Pompeo expressed confidence that the United States "took a very good, significant step," at the summit in Singapore. And at a news conference following a trilateral meeting with his counterparts from South Korea and Japan, the top U.S. diplomat pushed back against reports by North Korean official media that President Trump agreed to gradually lift sanctions against Pyongyang, saying Trump had been very clear about the sequence of steps in the process.
"We're going to get denuclearization.

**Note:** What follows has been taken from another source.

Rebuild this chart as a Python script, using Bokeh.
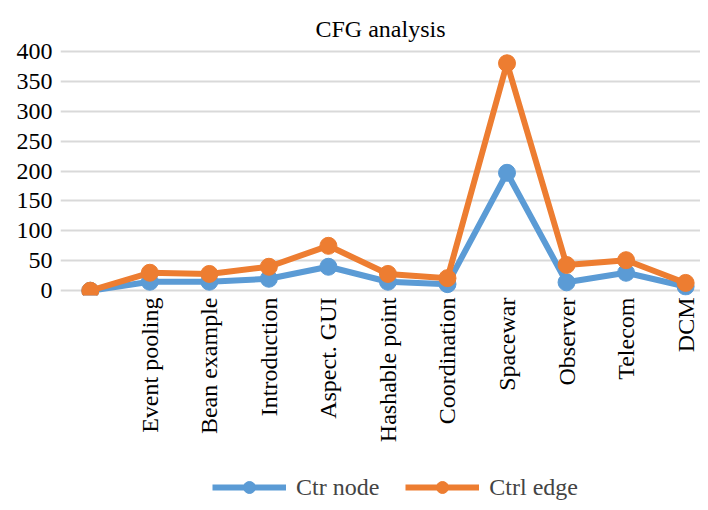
import math
from bokeh.plotting import figure
from bokeh.layouts import column
from bokeh.embed import file_html
from bokeh.resources import INLINE
from bokeh.models import Legend, LegendItem, FixedTicker, ColumnDataSource

categories = ["", "Event pooling", "Bean example", "Introduction", "Aspect. GUI",
              "Hashable point", "Coordination", "Spacewar", "Observer", "Telecom", "DCM"]
ctr_node = [0, 15, 15, 20, 40, 15, 11, 197, 14, 30, 7]
ctrl_edge = [0, 30, 28, 40, 75, 28, 21, 380, 43, 51, 13]
y_ticks = [0, 50, 100, 150, 200, 250, 300, 350, 400]
series_names = ["Ctr node", "Ctrl edge"]

BLUE = "#5B9BD5"
ORANGE = "#ED7D31"
FONT = "Liberation Serif"

xs = list(range(len(categories)))
src = ColumnDataSource(dict(x=xs, a=ctr_node, b=ctrl_edge))

p = figure(width=700, height=468, output_backend="svg", toolbar_location=None,
           x_range=(-0.5, 10.25), y_range=(-8, 408),
           min_border_left=60, min_border_right=0, min_border_top=46,
           min_border_bottom=173)
p.outline_line_color = None
p.background_fill_color = "white"
p.border_fill_color = "white"

p.title.text = "CFG analysis"
p.title.align = "center"
p.title.text_font = FONT
p.title.text_font_size = "24px"
p.title.text_font_style = "normal"
p.title.text_color = "black"

p.line("x", "a", source=src, line_color=BLUE, line_width=6)
p.scatter("x", "a", source=src, size=17, fill_color=BLUE, line_color=BLUE)
p.line("x", "b", source=src, line_color=ORANGE, line_width=6)
p.scatter("x", "b", source=src, size=17, fill_color=ORANGE, line_color=ORANGE)

p.xaxis.ticker = FixedTicker(ticks=xs)
p.xaxis.major_label_overrides = {i: c for i, c in enumerate(categories)}
p.xaxis.major_label_orientation = math.pi / 2
p.yaxis.ticker = FixedTicker(ticks=y_ticks)
for ax in (p.xaxis, p.yaxis):
    ax.axis_line_color = None
    ax.major_tick_line_color = None
    ax.minor_tick_line_color = None
    ax.major_tick_out = 0
    ax.major_label_text_font = FONT
    ax.major_label_text_font_size = "24px"
    ax.major_label_text_color = "black"
p.xaxis.major_label_standoff = 2
p.yaxis.major_label_standoff = 8

p.xgrid.grid_line_color = None
p.ygrid.ticker = FixedTicker(ticks=y_ticks)
p.ygrid.grid_line_color = "#D9D9D9"
p.ygrid.grid_line_width = 2

# legend strip
lf = figure(width=700, height=34, output_backend="svg", toolbar_location=None,
            x_range=(0, 1), y_range=(0, 1), min_border=0,
            x_axis_location=None, y_axis_location=None)
lf.outline_line_color = None
lf.grid.visible = False
off = ColumnDataSource(dict(x=[-5, -4], y=[-5, -5]))
b1 = lf.line("x", "y", source=off, line_color=BLUE, line_width=6)
b2 = lf.scatter("x", "y", source=off, size=17, fill_color=BLUE, line_color=BLUE)
o1 = lf.line("x", "y", source=off, line_color=ORANGE, line_width=6)
o2 = lf.scatter("x", "y", source=off, size=17, fill_color=ORANGE, line_color=ORANGE)
legend = Legend(items=[LegendItem(label=series_names[0], renderers=[b1, b2], index=0),
                       LegendItem(label=series_names[1], renderers=[o1, o2], index=0)],
                orientation="horizontal", location=(152, 0),
                label_text_font=FONT, label_text_font_size="24px",
                glyph_width=74, glyph_height=30, spacing=26, label_standoff=10,
                border_line_color=None, background_fill_alpha=0,
                margin=0, padding=2)
lf.add_layout(legend, "center")

open("out.html", "w").write(file_html(column(p, lf, spacing=0), INLINE))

Only then will there be relief from the sanctions.'' Pompeo said the U.S. "most definitely" wants verifiable North Korean action to denuclearize the Korean peninsula by the end of Trump's first term in the White House in January 2021.
"I am ... confident they understand that there will be in-depth verification," Pompeo said, adding that further U.S. talks with North Korea on how and when it will end its nuclear program will resume "sometime in the next week."
He said Trump and Kim reached understandings not written in the document they signed.
"Not all of that work appeared in the final document," Pompeo said. "But lots of other places where there were understandings reached, we couldn't reduce them to writing, so that means there's still some work to do, but there was a great deal of work done that is beyond what was seen in the final document that will be the place that we will begin when we return to our conversations."
After his talks in South Korea's capital, Pompeo flew to Beijing Thursday, where he is to update the Chinese government on the Trump/Kim summit.
U.S. critics of the deal said it was short on details and that Trump had made too many concessions to Kim, especially the U.S. leader's announcement about ending the military drills with South Korea.
Trump returned to Washington, declaring on Twitter "There is no longer a Nuclear Threat from North Korea," even though the agreement he signed with Kim does not spell out how Pyongyang will dismantle its nuclear weapons program.
"Just landed - a long trip, but everybody can now feel much safer than the day I took office," Trump tweeted. "Meeting with Kim Jong Un was an interesting and very positive experience. North Korea has great potential for the future!"
Several U.S. lawmakers expressed their approval of Trump's meeting with Kim, but said they were skeptical of the U.S. leader's declaration that North Korea no longer poses a nuclear threat.
"That would be hyperbole," said Senator Bob Corker, the Republican chairman of the Senate Foreign Relations Committee. "That's a great example of hyperbole.... Look, we're used to that. I'm glad the meeting took place. It's hard to discern yet if anything concrete occurred. ....It could be the beginning of solving a problem that would be good for our country and good for the world and I hope that's going to be the case."
A Democrat, Senator Jeanne Shaheen, told VOA, "The [North Korean] nuclear threat will not be over until they have dismantled their entire nuclear establishment and removed both their enrichment capacity and their weapons."
Republican Senator John Cornyn told VOA, "The way I interpret this first [Trump-Kim] meeting, which was surprising to everybody, is that it's like two boxers touching gloves. The real negotiations have yet to unfold."
Trump on Wednesday said "We save a fortune by not doing war games, as long as we are negotiating in good faith - which both sides are!"
Pompeo said Trump would resume the military drills if North Korea stops negotiating in good faith.
Trump assailed media skeptics of his agreement with Kim.
"So funny to watch the Fake News, especially NBC and CNN," Trump tweeted. "They are fighting hard to downplay the deal with North Korea. 500 days ago they would have 'begged' for this deal-looked like war would break out. Our Country's biggest enemy is the Fake News so easily promulgated by fools!"